---------- TASK INPUT ----------

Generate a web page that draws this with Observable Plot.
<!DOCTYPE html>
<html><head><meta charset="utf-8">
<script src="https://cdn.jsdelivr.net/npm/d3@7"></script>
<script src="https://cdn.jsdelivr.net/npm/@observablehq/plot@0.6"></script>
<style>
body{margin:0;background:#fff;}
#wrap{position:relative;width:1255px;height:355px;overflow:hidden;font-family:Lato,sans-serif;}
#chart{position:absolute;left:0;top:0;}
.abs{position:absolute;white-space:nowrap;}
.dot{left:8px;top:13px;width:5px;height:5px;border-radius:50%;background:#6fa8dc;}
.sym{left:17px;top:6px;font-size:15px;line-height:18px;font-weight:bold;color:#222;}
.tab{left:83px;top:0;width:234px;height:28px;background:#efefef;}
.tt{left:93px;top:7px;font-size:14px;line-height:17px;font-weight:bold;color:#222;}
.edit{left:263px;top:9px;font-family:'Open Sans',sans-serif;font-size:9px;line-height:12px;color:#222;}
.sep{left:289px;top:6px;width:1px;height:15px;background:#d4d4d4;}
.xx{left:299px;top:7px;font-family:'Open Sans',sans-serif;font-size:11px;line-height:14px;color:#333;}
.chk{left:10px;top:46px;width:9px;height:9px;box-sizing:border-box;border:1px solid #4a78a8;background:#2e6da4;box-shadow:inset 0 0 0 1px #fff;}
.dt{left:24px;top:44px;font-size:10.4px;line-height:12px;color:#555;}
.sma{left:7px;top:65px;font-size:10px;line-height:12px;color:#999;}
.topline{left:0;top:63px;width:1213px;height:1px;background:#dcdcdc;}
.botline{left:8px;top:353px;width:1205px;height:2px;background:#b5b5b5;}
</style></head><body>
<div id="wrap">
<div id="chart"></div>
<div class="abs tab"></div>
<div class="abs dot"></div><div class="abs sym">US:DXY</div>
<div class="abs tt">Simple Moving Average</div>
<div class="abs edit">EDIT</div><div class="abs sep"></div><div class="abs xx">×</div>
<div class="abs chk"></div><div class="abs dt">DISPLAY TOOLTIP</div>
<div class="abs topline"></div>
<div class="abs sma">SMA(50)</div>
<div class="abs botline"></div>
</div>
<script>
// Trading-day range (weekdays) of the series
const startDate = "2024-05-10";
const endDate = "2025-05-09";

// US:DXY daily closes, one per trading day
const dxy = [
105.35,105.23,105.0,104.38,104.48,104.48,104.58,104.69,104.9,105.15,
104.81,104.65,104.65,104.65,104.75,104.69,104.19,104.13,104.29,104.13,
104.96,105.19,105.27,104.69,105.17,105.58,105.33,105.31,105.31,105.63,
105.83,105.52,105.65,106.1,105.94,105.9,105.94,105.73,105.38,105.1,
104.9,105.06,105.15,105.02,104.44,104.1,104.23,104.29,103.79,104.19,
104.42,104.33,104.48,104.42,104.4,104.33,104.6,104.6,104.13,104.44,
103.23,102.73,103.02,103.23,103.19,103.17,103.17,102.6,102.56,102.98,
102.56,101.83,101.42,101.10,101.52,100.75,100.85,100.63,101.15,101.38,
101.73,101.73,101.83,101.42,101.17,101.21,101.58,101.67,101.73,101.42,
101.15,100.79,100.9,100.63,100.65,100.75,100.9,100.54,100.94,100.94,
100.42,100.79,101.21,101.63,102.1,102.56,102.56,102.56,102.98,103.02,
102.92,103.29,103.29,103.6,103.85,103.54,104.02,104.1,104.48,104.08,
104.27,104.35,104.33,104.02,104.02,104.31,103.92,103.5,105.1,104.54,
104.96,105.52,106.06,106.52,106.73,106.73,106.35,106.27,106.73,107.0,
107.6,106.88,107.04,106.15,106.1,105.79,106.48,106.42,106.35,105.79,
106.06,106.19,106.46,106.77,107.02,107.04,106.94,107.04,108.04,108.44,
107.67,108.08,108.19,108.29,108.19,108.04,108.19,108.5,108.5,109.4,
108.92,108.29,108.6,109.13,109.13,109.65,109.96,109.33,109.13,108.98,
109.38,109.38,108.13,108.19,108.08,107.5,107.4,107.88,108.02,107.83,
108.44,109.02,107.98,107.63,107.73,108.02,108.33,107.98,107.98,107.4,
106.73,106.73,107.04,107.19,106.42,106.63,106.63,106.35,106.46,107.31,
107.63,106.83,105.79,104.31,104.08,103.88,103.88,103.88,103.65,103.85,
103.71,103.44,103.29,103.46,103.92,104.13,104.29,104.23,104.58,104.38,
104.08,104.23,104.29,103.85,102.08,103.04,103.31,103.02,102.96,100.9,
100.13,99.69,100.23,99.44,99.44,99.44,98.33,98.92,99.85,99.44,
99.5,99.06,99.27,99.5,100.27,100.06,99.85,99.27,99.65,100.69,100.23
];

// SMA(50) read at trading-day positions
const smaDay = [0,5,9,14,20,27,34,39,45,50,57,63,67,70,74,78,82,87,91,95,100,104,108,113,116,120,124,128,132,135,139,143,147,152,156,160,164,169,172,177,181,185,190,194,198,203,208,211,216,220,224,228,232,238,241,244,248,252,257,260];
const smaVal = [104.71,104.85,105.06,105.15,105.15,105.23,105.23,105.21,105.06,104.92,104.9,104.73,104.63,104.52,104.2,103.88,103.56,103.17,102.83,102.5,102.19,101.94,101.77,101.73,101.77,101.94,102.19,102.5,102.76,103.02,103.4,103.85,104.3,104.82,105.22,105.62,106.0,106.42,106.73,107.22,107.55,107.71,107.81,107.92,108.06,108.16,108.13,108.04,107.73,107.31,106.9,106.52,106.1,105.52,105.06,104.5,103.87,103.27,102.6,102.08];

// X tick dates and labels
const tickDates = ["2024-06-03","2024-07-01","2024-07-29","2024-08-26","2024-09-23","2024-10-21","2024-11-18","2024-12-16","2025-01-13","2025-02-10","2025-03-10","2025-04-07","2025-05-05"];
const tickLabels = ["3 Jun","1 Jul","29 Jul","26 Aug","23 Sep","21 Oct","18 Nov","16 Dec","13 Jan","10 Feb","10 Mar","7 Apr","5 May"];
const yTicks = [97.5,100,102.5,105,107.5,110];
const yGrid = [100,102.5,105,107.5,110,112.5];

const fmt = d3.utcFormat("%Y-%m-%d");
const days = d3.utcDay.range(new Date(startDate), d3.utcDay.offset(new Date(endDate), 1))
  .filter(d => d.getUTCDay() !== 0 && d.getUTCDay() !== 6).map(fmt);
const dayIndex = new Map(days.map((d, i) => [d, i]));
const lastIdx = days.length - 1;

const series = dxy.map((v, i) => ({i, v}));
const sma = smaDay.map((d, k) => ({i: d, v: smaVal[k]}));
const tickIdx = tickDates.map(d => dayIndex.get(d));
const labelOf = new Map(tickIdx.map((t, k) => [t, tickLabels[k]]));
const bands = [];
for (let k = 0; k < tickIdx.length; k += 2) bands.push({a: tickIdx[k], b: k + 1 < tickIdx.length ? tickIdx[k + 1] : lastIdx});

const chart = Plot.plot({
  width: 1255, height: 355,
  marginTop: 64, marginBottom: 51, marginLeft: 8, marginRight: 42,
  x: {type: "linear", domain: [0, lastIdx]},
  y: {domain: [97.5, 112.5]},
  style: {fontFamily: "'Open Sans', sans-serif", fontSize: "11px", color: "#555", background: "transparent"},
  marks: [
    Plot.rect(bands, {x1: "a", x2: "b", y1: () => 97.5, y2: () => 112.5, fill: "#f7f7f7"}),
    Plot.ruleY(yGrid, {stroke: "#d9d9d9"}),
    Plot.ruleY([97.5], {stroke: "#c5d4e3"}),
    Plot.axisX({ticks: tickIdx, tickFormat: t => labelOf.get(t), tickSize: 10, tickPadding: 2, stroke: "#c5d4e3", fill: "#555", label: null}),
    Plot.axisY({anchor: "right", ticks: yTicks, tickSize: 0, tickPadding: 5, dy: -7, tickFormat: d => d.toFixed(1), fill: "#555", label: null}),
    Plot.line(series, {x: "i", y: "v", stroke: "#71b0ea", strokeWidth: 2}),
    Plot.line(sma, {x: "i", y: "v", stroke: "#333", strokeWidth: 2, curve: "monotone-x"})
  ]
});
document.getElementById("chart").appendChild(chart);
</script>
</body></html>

----------
---------- TASK INPUT ----------

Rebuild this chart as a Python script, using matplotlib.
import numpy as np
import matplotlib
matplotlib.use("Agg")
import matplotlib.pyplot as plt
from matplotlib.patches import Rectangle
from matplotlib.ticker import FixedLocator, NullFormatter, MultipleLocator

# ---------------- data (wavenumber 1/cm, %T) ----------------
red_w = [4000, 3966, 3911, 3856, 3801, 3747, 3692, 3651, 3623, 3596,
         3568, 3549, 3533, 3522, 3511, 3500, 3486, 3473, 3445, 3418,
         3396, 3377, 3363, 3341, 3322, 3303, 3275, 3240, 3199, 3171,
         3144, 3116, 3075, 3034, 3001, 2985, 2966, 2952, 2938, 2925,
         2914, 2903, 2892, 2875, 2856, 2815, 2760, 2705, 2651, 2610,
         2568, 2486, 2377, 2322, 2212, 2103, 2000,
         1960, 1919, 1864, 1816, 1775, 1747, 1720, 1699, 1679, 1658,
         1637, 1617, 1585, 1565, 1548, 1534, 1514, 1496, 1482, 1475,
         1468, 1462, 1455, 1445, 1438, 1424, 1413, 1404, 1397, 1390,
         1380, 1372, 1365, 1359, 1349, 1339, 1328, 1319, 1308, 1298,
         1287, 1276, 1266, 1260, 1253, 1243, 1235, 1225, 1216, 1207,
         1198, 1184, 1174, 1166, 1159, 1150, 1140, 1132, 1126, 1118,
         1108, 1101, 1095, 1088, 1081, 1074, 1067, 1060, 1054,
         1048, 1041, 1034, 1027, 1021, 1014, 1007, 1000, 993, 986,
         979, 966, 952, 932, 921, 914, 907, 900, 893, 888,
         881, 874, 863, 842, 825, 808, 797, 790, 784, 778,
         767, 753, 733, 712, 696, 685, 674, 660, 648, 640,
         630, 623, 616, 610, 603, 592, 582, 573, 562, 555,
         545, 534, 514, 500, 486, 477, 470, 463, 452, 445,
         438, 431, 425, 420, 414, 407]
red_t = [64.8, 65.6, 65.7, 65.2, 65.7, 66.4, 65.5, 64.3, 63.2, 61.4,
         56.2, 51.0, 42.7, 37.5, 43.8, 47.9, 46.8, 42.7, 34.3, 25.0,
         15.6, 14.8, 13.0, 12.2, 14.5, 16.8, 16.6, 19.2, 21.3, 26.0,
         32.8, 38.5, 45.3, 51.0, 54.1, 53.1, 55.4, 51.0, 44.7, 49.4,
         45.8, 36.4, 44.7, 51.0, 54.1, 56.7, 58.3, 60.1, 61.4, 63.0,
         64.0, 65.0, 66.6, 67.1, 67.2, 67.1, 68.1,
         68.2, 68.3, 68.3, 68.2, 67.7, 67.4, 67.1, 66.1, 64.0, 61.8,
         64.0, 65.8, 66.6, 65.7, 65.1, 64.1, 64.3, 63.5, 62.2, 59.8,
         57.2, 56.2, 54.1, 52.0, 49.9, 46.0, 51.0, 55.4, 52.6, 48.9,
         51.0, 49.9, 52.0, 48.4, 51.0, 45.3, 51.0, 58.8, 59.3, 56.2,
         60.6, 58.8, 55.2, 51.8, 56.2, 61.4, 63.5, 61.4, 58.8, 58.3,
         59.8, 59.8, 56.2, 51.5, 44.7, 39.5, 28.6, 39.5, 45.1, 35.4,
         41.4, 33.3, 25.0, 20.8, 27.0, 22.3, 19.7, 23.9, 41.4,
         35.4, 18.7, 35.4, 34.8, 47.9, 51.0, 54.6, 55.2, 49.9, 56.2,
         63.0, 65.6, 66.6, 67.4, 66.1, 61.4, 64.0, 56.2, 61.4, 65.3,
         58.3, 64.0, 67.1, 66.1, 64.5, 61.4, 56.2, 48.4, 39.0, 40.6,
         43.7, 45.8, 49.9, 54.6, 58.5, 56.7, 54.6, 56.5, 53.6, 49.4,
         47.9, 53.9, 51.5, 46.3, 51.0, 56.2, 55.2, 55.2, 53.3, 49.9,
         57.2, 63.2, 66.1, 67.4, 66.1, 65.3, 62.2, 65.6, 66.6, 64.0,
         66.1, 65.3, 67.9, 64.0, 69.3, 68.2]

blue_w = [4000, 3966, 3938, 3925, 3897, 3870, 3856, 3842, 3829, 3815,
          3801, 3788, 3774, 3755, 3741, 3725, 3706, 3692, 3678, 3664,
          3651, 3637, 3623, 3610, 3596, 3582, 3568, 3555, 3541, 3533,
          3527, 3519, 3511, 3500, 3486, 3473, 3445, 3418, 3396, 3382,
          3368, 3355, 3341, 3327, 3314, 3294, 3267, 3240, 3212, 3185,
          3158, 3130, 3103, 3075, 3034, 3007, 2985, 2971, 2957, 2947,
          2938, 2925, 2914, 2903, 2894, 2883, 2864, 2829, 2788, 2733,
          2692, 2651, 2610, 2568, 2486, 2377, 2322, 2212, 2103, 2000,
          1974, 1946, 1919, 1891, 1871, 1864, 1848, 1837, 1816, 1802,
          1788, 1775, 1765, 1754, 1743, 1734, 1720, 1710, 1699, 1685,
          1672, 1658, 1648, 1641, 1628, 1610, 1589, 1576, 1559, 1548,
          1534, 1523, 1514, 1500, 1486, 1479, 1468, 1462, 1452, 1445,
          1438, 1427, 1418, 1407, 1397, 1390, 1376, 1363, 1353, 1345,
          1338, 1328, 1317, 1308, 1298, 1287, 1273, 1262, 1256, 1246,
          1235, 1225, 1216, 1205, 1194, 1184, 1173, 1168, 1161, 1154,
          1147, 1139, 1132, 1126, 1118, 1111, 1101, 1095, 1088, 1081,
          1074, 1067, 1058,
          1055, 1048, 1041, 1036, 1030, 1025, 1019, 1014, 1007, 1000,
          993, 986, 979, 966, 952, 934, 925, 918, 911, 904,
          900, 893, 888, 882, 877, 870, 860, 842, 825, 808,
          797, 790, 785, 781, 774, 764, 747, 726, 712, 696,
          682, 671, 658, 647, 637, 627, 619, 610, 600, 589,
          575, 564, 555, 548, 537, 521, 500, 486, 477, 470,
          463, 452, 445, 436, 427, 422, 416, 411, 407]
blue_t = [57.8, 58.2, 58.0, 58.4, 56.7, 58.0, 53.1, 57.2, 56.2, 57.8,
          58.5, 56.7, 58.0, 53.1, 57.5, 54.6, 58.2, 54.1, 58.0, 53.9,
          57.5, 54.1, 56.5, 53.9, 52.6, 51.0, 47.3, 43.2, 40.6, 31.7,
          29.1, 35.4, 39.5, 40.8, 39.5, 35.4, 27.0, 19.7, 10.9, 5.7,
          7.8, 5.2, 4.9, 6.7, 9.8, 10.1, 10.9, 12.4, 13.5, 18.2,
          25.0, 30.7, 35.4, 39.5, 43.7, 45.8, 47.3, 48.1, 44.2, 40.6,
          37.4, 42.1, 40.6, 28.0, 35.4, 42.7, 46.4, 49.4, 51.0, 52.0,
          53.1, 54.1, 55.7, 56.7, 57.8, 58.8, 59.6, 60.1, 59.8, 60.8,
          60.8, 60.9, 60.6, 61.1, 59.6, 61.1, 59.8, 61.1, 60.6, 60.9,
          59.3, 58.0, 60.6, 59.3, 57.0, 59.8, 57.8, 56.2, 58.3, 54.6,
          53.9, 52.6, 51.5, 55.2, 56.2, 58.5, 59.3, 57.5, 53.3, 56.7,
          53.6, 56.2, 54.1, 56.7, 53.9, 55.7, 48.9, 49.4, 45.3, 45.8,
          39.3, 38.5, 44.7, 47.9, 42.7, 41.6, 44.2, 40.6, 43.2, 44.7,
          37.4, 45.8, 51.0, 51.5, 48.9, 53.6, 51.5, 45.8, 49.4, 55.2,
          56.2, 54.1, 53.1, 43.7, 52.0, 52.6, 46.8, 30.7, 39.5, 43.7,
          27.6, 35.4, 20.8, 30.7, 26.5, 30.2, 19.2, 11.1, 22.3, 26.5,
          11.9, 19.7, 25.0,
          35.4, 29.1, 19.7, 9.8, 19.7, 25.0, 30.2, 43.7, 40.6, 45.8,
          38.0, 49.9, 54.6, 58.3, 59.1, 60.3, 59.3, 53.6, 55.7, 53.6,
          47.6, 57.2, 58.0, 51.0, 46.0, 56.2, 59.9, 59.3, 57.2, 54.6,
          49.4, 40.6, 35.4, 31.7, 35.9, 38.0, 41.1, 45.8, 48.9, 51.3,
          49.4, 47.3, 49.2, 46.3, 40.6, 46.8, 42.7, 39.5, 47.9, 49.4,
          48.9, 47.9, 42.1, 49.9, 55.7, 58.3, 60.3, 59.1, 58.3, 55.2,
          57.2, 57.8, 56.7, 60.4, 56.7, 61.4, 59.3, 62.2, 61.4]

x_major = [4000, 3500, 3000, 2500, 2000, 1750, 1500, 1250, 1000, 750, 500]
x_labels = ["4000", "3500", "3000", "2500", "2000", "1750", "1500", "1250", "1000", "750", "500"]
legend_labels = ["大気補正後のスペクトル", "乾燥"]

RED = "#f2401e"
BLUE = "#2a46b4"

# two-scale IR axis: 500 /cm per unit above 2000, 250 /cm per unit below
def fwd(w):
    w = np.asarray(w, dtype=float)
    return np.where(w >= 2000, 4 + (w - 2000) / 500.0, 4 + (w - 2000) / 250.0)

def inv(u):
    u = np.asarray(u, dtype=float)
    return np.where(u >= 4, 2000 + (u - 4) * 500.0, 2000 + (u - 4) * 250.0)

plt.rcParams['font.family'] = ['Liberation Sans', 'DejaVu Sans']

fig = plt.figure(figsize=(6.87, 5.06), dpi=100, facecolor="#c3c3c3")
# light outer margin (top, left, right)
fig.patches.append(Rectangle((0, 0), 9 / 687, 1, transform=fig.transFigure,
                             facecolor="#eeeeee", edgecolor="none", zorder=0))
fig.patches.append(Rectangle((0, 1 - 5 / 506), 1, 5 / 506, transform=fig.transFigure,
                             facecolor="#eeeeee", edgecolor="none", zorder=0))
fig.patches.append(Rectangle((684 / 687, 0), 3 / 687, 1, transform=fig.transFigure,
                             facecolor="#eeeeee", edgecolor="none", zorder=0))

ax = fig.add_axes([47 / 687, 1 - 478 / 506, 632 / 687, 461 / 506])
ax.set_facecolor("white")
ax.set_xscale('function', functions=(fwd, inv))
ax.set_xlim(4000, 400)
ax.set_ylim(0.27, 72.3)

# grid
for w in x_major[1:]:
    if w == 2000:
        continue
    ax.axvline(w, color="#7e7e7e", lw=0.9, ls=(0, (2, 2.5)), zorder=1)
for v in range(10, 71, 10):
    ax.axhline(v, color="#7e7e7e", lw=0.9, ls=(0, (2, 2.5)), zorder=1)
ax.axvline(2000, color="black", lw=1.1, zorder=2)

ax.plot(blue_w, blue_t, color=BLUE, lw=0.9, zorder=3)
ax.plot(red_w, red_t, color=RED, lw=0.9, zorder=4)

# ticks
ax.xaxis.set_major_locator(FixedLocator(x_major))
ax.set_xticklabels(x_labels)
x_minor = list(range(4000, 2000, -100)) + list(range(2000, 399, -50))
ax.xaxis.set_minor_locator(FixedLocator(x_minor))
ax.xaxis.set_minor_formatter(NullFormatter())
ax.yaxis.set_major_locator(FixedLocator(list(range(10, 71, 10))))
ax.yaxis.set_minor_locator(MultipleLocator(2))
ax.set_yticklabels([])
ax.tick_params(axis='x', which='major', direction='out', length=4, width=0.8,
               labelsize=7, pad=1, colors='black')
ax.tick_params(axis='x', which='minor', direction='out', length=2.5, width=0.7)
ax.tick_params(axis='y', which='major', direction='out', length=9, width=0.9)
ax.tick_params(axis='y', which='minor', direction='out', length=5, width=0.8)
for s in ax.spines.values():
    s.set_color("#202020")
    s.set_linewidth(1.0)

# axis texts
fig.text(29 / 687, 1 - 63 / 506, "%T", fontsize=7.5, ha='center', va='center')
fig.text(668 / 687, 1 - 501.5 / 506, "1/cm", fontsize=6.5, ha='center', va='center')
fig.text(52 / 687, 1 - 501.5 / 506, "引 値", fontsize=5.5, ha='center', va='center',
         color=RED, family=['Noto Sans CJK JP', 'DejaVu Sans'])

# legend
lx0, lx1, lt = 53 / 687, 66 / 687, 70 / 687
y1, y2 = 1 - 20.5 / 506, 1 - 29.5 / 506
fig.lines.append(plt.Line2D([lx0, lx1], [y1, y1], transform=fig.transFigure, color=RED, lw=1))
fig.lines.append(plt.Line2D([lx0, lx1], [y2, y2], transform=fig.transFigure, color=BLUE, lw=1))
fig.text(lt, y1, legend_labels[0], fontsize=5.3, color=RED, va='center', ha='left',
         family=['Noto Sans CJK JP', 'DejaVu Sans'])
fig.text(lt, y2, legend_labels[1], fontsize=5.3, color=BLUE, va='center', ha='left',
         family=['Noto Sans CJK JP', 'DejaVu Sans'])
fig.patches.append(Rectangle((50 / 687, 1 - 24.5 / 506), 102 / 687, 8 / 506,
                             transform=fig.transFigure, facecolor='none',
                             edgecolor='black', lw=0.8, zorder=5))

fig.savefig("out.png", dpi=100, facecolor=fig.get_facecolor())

----------
---------- TASK INPUT ----------

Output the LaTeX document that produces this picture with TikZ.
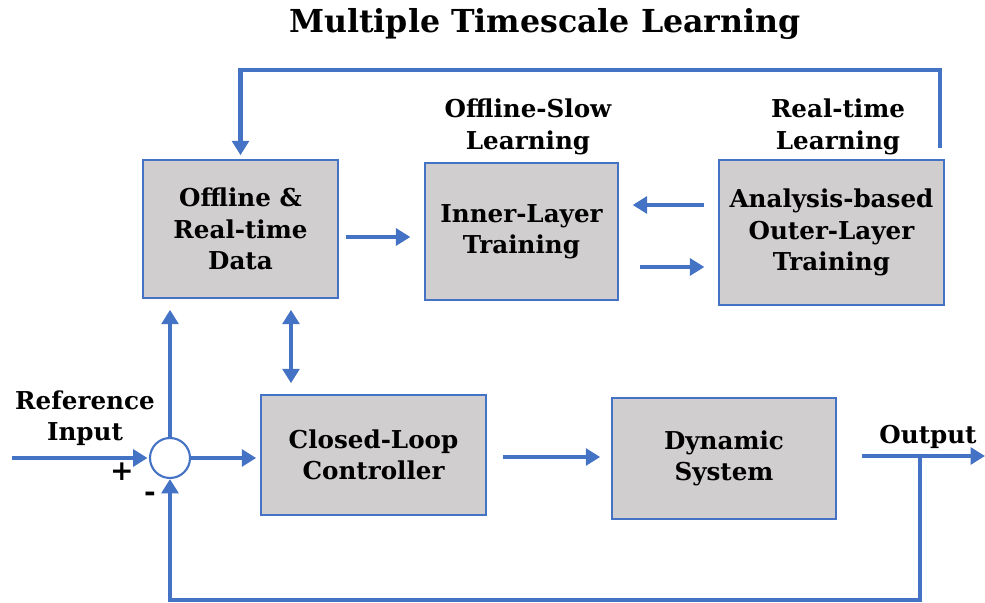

----------

• JOB: From the line with "Rebuild this chart" through the line with "from matplotlib.ticker import", repeat every line exactly, both ends included, and nothing outside that range.

• FINAL ANSWER:
Rebuild this chart as a Python script, using matplotlib.
import numpy as np
import matplotlib
matplotlib.use("Agg")
import matplotlib.pyplot as plt
from matplotlib.patches import Rectangle
from matplotlib.ticker import FixedLocator, NullFormatter, MultipleLocator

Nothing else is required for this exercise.